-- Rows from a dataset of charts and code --
-*-

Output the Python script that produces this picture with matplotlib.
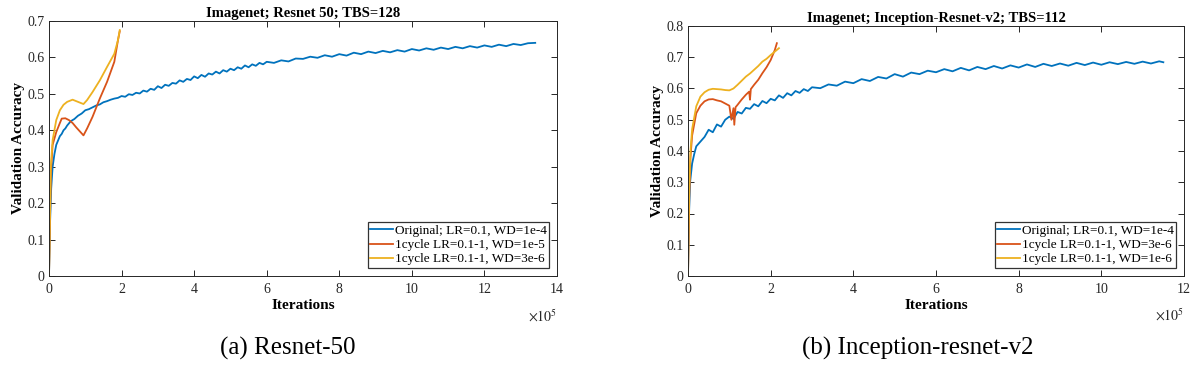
import matplotlib
matplotlib.use("Agg")
import matplotlib.pyplot as plt
from matplotlib.ticker import MultipleLocator, FuncFormatter

plt.rcParams['font.family'] = ['Liberation Serif', 'DejaVu Serif']
plt.rcParams['mathtext.fontset'] = 'stix'

BLUE = '#0072BD'
RED = '#D95319'
YEL = '#EDB120'

# ---------------- (a) Resnet-50 ----------------
a_orig_x = [0, 0.03, 0.06, 0.1, 0.15, 0.2, 0.25, 0.3, 0.35, 0.4, 0.45, 0.5, 0.6, 0.7, 0.8, 0.9,
            1.0, 1.1, 1.2, 1.3, 1.4, 1.5, 1.6, 1.7, 1.8, 1.9, 2.0, 2.1, 2.2, 2.3, 2.4, 2.5,
            2.6, 2.7, 2.8, 2.9, 3.0, 3.1, 3.2, 3.3, 3.4, 3.5, 3.6, 3.7, 3.8, 3.9, 4.0, 4.1,
            4.2, 4.3, 4.4, 4.5, 4.6, 4.7, 4.8, 4.9, 5.0, 5.1, 5.2, 5.3, 5.4, 5.5, 5.6, 5.7,
            5.8, 5.9, 6.0, 6.2, 6.4, 6.6, 6.8, 7.0, 7.2, 7.4, 7.6, 7.8, 8.0, 8.2, 8.4, 8.6,
            8.8, 9.0, 9.2, 9.4, 9.6, 9.8, 10.0, 10.2, 10.4, 10.6, 10.8, 11.0, 11.2, 11.4,
            11.6, 11.8, 12.0, 12.2, 12.4, 12.6, 12.8, 13.0, 13.2, 13.4]
a_orig_y = [0.0, 0.15, 0.24, 0.30, 0.335, 0.36, 0.372, 0.384, 0.39, 0.40, 0.405, 0.413, 0.425, 0.431, 0.44, 0.446,
            0.455, 0.458, 0.463, 0.468, 0.471, 0.477, 0.480, 0.484, 0.487, 0.489, 0.494, 0.492, 0.499, 0.497, 0.503, 0.501,
            0.509, 0.506, 0.514, 0.511, 0.521, 0.516, 0.525, 0.522, 0.530, 0.528, 0.537, 0.533, 0.541, 0.538, 0.548, 0.543,
            0.552, 0.547, 0.556, 0.553, 0.561, 0.556, 0.565, 0.561, 0.569, 0.565, 0.573, 0.569, 0.578, 0.573, 0.581, 0.577,
            0.585, 0.581, 0.588, 0.585, 0.592, 0.589, 0.597, 0.596, 0.602, 0.599, 0.606, 0.602, 0.609, 0.605, 0.613, 0.609,
            0.616, 0.612, 0.618, 0.614, 0.620, 0.616, 0.623, 0.619, 0.625, 0.621, 0.627, 0.623, 0.629, 0.625,
            0.631, 0.627, 0.633, 0.629, 0.635, 0.631, 0.637, 0.634, 0.639, 0.640]

a_r1_x = [0, 0.05, 0.1, 0.2, 0.3, 0.35, 0.45, 0.55, 0.65, 0.75, 0.85, 0.95, 1.05, 1.2, 1.4, 1.6, 1.8, 1.9, 1.95]
a_r1_y = [0.0, 0.28, 0.36, 0.395, 0.42, 0.432, 0.433, 0.428, 0.42, 0.408, 0.397, 0.386, 0.405, 0.437, 0.487, 0.533, 0.588, 0.647, 0.672]

a_r2_x = [0, 0.05, 0.1, 0.2, 0.3, 0.4, 0.5, 0.65, 0.8, 0.95, 1.05, 1.2, 1.4, 1.6, 1.8, 1.9, 1.95]
a_r2_y = [0.0, 0.30, 0.373, 0.428, 0.455, 0.470, 0.478, 0.484, 0.478, 0.472, 0.483, 0.505, 0.537, 0.574, 0.61, 0.647, 0.675]

# ---------------- (b) Inception-resnet-v2 ----------------
b_orig_x = [0, 0.02, 0.05, 0.1, 0.15, 0.2, 0.3, 0.4, 0.5, 0.6, 0.7, 0.8, 0.9, 1.0, 1.1, 1.2, 1.3,
            1.4, 1.5, 1.6, 1.7, 1.8, 1.9, 2.0, 2.1, 2.2, 2.3, 2.4, 2.5, 2.6, 2.7, 2.8, 2.9,
            3.0, 3.2, 3.4, 3.6, 3.8, 4.0, 4.2, 4.4, 4.6, 4.8, 5.0, 5.2, 5.4, 5.6, 5.8, 6.0,
            6.2, 6.4, 6.6, 6.8, 7.0, 7.2, 7.4, 7.6, 7.8, 8.0, 8.2, 8.4, 8.6, 8.8, 9.0, 9.2,
            9.4, 9.6, 9.8, 10.0, 10.2, 10.4, 10.6, 10.8, 11.0, 11.2, 11.4, 11.5]
b_orig_y = [0.0, 0.18, 0.30, 0.36, 0.39, 0.415, 0.43, 0.445, 0.468, 0.46, 0.485, 0.478, 0.50, 0.51, 0.503, 0.525, 0.52,
            0.538, 0.535, 0.55, 0.543, 0.56, 0.553, 0.567, 0.562, 0.578, 0.570, 0.585, 0.578, 0.592, 0.586, 0.598, 0.592,
            0.604, 0.601, 0.613, 0.609, 0.622, 0.617, 0.630, 0.624, 0.637, 0.632, 0.646, 0.638, 0.651, 0.646, 0.657, 0.652,
            0.662, 0.655, 0.666, 0.658, 0.669, 0.662, 0.672, 0.664, 0.674, 0.667, 0.677, 0.669, 0.679, 0.672, 0.680, 0.673,
            0.682, 0.675, 0.683, 0.676, 0.684, 0.678, 0.685, 0.679, 0.686, 0.680, 0.687, 0.684]

b_r1_x = [0, 0.03, 0.06, 0.1, 0.2, 0.3, 0.4, 0.5, 0.6, 0.7, 0.8, 0.9, 1.0, 1.05, 1.1, 1.12, 1.15, 1.2, 1.3,
          1.4, 1.48, 1.5, 1.52, 1.6, 1.7, 1.8, 1.9, 2.0, 2.1, 2.15]
b_r1_y = [0.0, 0.25, 0.38, 0.45, 0.521, 0.545, 0.559, 0.565, 0.566, 0.562, 0.559, 0.552, 0.545, 0.50, 0.537, 0.484, 0.54, 0.548, 0.565,
          0.58, 0.59, 0.564, 0.598, 0.612, 0.628, 0.649, 0.668, 0.691, 0.723, 0.745]

b_r2_x = [0, 0.03, 0.06, 0.1, 0.2, 0.3, 0.4, 0.5, 0.6, 0.7, 0.8, 0.9, 1.0, 1.1, 1.2, 1.3, 1.4, 1.5, 1.6, 1.7, 1.8, 1.9, 2.0, 2.1, 2.2]
b_r2_y = [0.0, 0.28, 0.40, 0.47, 0.543, 0.574, 0.588, 0.596, 0.599, 0.598, 0.597, 0.595, 0.594, 0.600, 0.612, 0.625, 0.638, 0.648, 0.66, 0.672, 0.686, 0.695, 0.707, 0.718, 0.729]

panels = [
    dict(rect=[49/1195, 1-276/371, (557-49)/1195, (276-21)/371],
         title='Imagenet; Resnet 50; TBS=128', xmax=14, ymax=0.7,
         series=[(a_orig_x, a_orig_y, BLUE, 'Original; LR=0.1, WD=1e-4'),
                 (a_r1_x, a_r1_y, RED, '1cycle LR=0.1-1, WD=1e-5'),
                 (a_r2_x, a_r2_y, YEL, '1cycle LR=0.1-1, WD=3e-6')],
         caption='(a) Resnet-50', cap_x=288/1195),
    dict(rect=[688/1195, 1-276/371, (1184-688)/1195, (276-26)/371],
         title='Imagenet; Inception-Resnet-v2; TBS=112', xmax=12, ymax=0.8,
         series=[(b_orig_x, b_orig_y, BLUE, 'Original; LR=0.1, WD=1e-4'),
                 (b_r1_x, b_r1_y, RED, '1cycle LR=0.1-1, WD=3e-6'),
                 (b_r2_x, b_r2_y, YEL, '1cycle LR=0.1-1, WD=1e-6')],
         caption='(b) Inception-resnet-v2', cap_x=918/1195),
]

fig = plt.figure(figsize=(11.95, 3.71), dpi=100)
AX = '#262626'
for p in panels:
    ax = fig.add_axes(p['rect'])
    for xs, ys, c, lab in p['series']:
        ax.plot([v * 1e5 for v in xs], ys, color=c, lw=1.3, label=lab)
    ax.set_xlim(0, p['xmax'] * 1e5)
    ax.set_ylim(0, p['ymax'])
    ax.xaxis.set_major_locator(MultipleLocator(2e5))
    ax.yaxis.set_major_locator(MultipleLocator(0.1))
    ax.xaxis.set_major_formatter(FuncFormatter(lambda v, _: f'{v/1e5:g}'))
    ax.yaxis.set_major_formatter(FuncFormatter(lambda v, _: '0' if abs(v) < 1e-9 else f'{v:.1f}'))
    ax.tick_params(direction='in', top=True, right=True, labelsize=10, colors=AX,
                   length=4, width=0.7)
    ax.tick_params(axis='x', pad=5)
    ax.tick_params(axis='y', pad=3)
    for s in ax.spines.values():
        s.set_color(AX)
        s.set_linewidth(0.7)
    ax.text(1.0, -0.125, r'$\times10^{5}$', transform=ax.transAxes, ha='right', va='top',
            fontsize=10, color=AX)
    ax.set_title(p['title'], fontsize=10.5, fontweight='bold', pad=3)
    ax.set_xlabel('Iterations', fontsize=11, fontweight='bold', labelpad=2)
    ax.set_ylabel('Validation Accuracy', fontsize=11, fontweight='bold', labelpad=2)
    leg = ax.legend(loc='lower right', fontsize=9.5, frameon=True, fancybox=False,
                    edgecolor='black', handlelength=1.7, handletextpad=0.15,
                    borderpad=0.2, labelspacing=0.15, borderaxespad=0.6)
    leg.get_frame().set_linewidth(0.9)
    fig.text(p['cap_x'], 1 - 348/371, p['caption'], ha='center', va='center', fontsize=18)

fig.savefig('out.png', dpi=100)
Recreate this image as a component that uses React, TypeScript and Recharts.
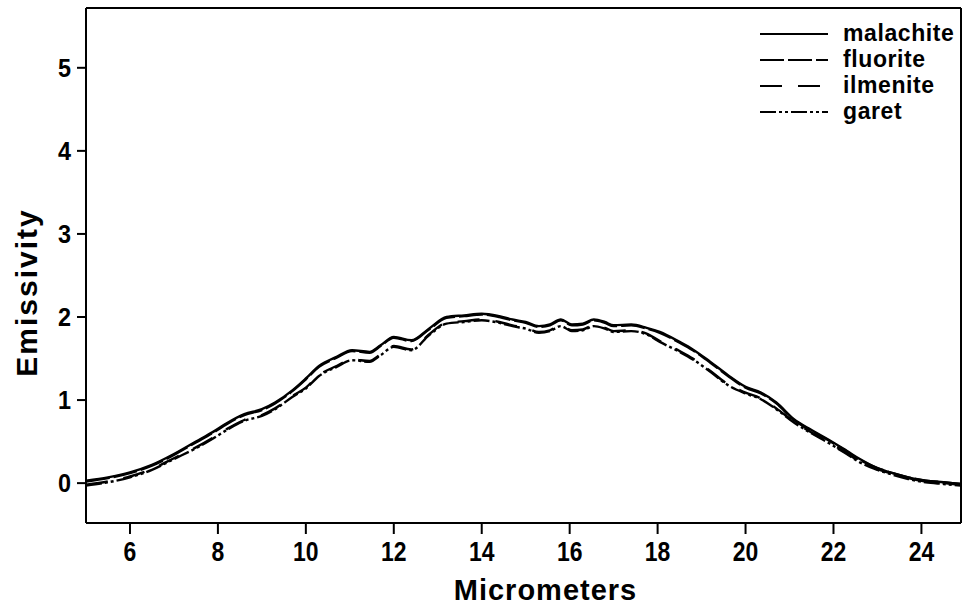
import React from 'react';
import { LineChart, Line, XAxis, YAxis, ReferenceLine } from 'recharts';

const wavelength = [5.0, 5.5, 6.0, 6.5, 7.0, 7.5, 7.9, 8.2, 8.6, 9.0, 9.3, 9.7, 10.0, 10.3, 10.7, 11.05, 11.45, 11.7, 12.0, 12.4, 12.8, 13.2, 13.6, 14.0, 14.4, 14.7, 15.0, 15.3, 15.55, 15.8, 16.05, 16.3, 16.55, 16.8, 17.0, 17.4, 17.75, 18.05, 18.5, 18.8, 19.2, 19.6, 20.0, 20.35, 20.7, 21.1, 21.5, 21.9, 22.3, 22.6, 23.0, 23.35, 23.7, 24.1, 24.5, 24.9];

const malachite = [0.03, 0.07, 0.13, 0.22, 0.35, 0.50, 0.62, 0.72, 0.83, 0.89, 0.97, 1.12, 1.26, 1.41, 1.52, 1.60, 1.58, 1.66, 1.76, 1.72, 1.86, 2.00, 2.02, 2.04, 2.01, 1.97, 1.94, 1.89, 1.91, 1.97, 1.91, 1.92, 1.97, 1.94, 1.90, 1.91, 1.87, 1.82, 1.70, 1.61, 1.46, 1.30, 1.16, 1.09, 0.97, 0.77, 0.64, 0.52, 0.39, 0.29, 0.18, 0.12, 0.07, 0.03, 0.01, -0.01];
const fluorite = [0.02, 0.06, 0.12, 0.21, 0.34, 0.49, 0.61, 0.71, 0.82, 0.88, 0.96, 1.11, 1.25, 1.40, 1.51, 1.59, 1.57, 1.65, 1.75, 1.71, 1.85, 1.99, 2.01, 2.03, 2.00, 1.96, 1.93, 1.88, 1.90, 1.96, 1.90, 1.91, 1.96, 1.93, 1.89, 1.90, 1.86, 1.81, 1.69, 1.60, 1.45, 1.29, 1.15, 1.08, 0.96, 0.76, 0.63, 0.51, 0.38, 0.28, 0.18, 0.12, 0.07, 0.03, 0.01, -0.01];
const ilmenite = [-0.02, 0.02, 0.08, 0.17, 0.30, 0.43, 0.55, 0.65, 0.76, 0.82, 0.90, 1.05, 1.15, 1.30, 1.41, 1.49, 1.47, 1.55, 1.65, 1.61, 1.79, 1.93, 1.95, 1.97, 1.94, 1.90, 1.87, 1.82, 1.84, 1.90, 1.84, 1.85, 1.90, 1.87, 1.83, 1.84, 1.80, 1.71, 1.59, 1.50, 1.35, 1.19, 1.09, 1.02, 0.90, 0.74, 0.61, 0.49, 0.36, 0.26, 0.17, 0.11, 0.06, 0.02, 0.00, -0.02];
const garet = [-0.03, 0.01, 0.07, 0.16, 0.29, 0.42, 0.54, 0.64, 0.75, 0.81, 0.89, 1.04, 1.14, 1.29, 1.40, 1.48, 1.46, 1.54, 1.64, 1.60, 1.78, 1.92, 1.94, 1.96, 1.93, 1.89, 1.86, 1.81, 1.83, 1.89, 1.83, 1.84, 1.89, 1.86, 1.82, 1.83, 1.79, 1.70, 1.58, 1.49, 1.34, 1.18, 1.08, 1.01, 0.89, 0.73, 0.60, 0.48, 0.35, 0.25, 0.16, 0.10, 0.05, 0.01, -0.01, -0.03];

const xTicks = [6, 8, 10, 12, 14, 16, 18, 20, 22, 24];
const yTicks = [0, 1, 2, 3, 4, 5];
const xDomain = [5, 24.9];
const yDomain = [-0.48, 5.72];

const seriesNames = ['malachite', 'fluorite', 'ilmenite', 'garet'];
const seriesDash = ['', '24 4', '22 16', '16 3 3 3 3 3'];

const data = wavelength.map((w, i) => ({
  w,
  malachite: malachite[i],
  fluorite: fluorite[i],
  ilmenite: ilmenite[i],
  garet: garet[i],
}));

const FONT = '"Liberation Sans", Arial, Helvetica, sans-serif';

const LegendBox = () => (
  <div style={{ position: 'absolute', left: 758, top: 20, fontFamily: FONT, fontWeight: 'bold', fontSize: 23, letterSpacing: 0.6, color: '#000' }}>
    {seriesNames.map((n, i) => (
      <div key={n} style={{ display: 'flex', alignItems: 'center', height: 26 }}>
        <svg width={72} height={12} style={{ marginRight: 13 }}>
          <line x1={2} y1={7} x2={70} y2={7} stroke="#000" strokeWidth={2} strokeDasharray={seriesDash[i] || undefined} />
        </svg>
        <span>{n}</span>
      </div>
    ))}
  </div>
);

const XTick = (props: any) => {
  const { x, y, payload } = props;
  return (
    <text transform={`translate(${x} ${y + 22}) scale(0.85 1)`} textAnchor="middle" fontFamily={FONT} fontWeight="bold" fontSize={27} fill="#000">
      {payload.value}
    </text>
  );
};

const YTick = (props: any) => {
  const { x, y, payload } = props;
  return (
    <text transform={`translate(${x} ${y + 9}) scale(0.9 1)`} textAnchor="end" fontFamily={FONT} fontWeight="bold" fontSize={26} fill="#000">
      {payload.value}
    </text>
  );
};

const XTitle = (props: any) => {
  const vb = props.viewBox;
  return (
    <text x={vb.x + vb.width / 2 + 22} y={vb.y + 77} textAnchor="middle" fontFamily={FONT} fontWeight="bold" fontSize={29} letterSpacing={1} fill="#000">
      Micrometers
    </text>
  );
};

const YTitle = (props: any) => {
  const vb = props.viewBox;
  const cx = vb.x + 26;
  const cy = vb.y + vb.height / 2 + 27;
  return (
    <text x={cx} y={cy} transform={`rotate(-90 ${cx} ${cy})`} textAnchor="middle" dominantBaseline="central" fontFamily={FONT} fontWeight="bold" fontSize={30} letterSpacing={2} fill="#000">
      Emissivity
    </text>
  );
};

export default function App() {
  return (
    <div style={{ position: 'absolute', left: 0, top: 0, width: 962, height: 607, background: '#fff' }}>
      <LineChart width={962} height={607} data={data} margin={{ top: 8, right: 1, bottom: 0, left: 0 }}>
        <XAxis
          dataKey="w"
          type="number"
          domain={xDomain}
          ticks={xTicks}
          allowDataOverflow
          height={84}
          tickSize={11}
          tickMargin={5}
          stroke="#000"
          strokeWidth={2}
          tick={<XTick />}
          label={<XTitle />}
        />
        <YAxis
          type="number"
          domain={yDomain}
          ticks={yTicks}
          allowDataOverflow
          width={86}
          tickSize={9}
          tickMargin={6}
          stroke="#000"
          strokeWidth={2}
          tick={<YTick />}
          label={<YTitle />}
        />
        <ReferenceLine y={yDomain[1]} stroke="#000" strokeWidth={2} ifOverflow="visible" />
        <ReferenceLine x={xDomain[1]} stroke="#000" strokeWidth={2} ifOverflow="visible" />
        {seriesNames.map((n, i) => (
          <Line
            key={n}
            dataKey={n}
            type="monotone"
            stroke="#000"
            strokeWidth={2.4}
            strokeDasharray={seriesDash[i] || undefined}
            dot={false}
            isAnimationActive={false}
          />
        ))}
      </LineChart>
      <LegendBox />
    </div>
  );
}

-*-

-- Short exercise --
In the listing above, find the line with "Recreate this image" and the line with "XAxis, YAxis, ReferenceLine". Copy exactly those two and every line between, without the pictures.

-- Solution to this exercise --
Recreate this image as a component that uses React, TypeScript and Recharts.
import React from 'react';
import { LineChart, Line, XAxis, YAxis, ReferenceLine } from 'recharts';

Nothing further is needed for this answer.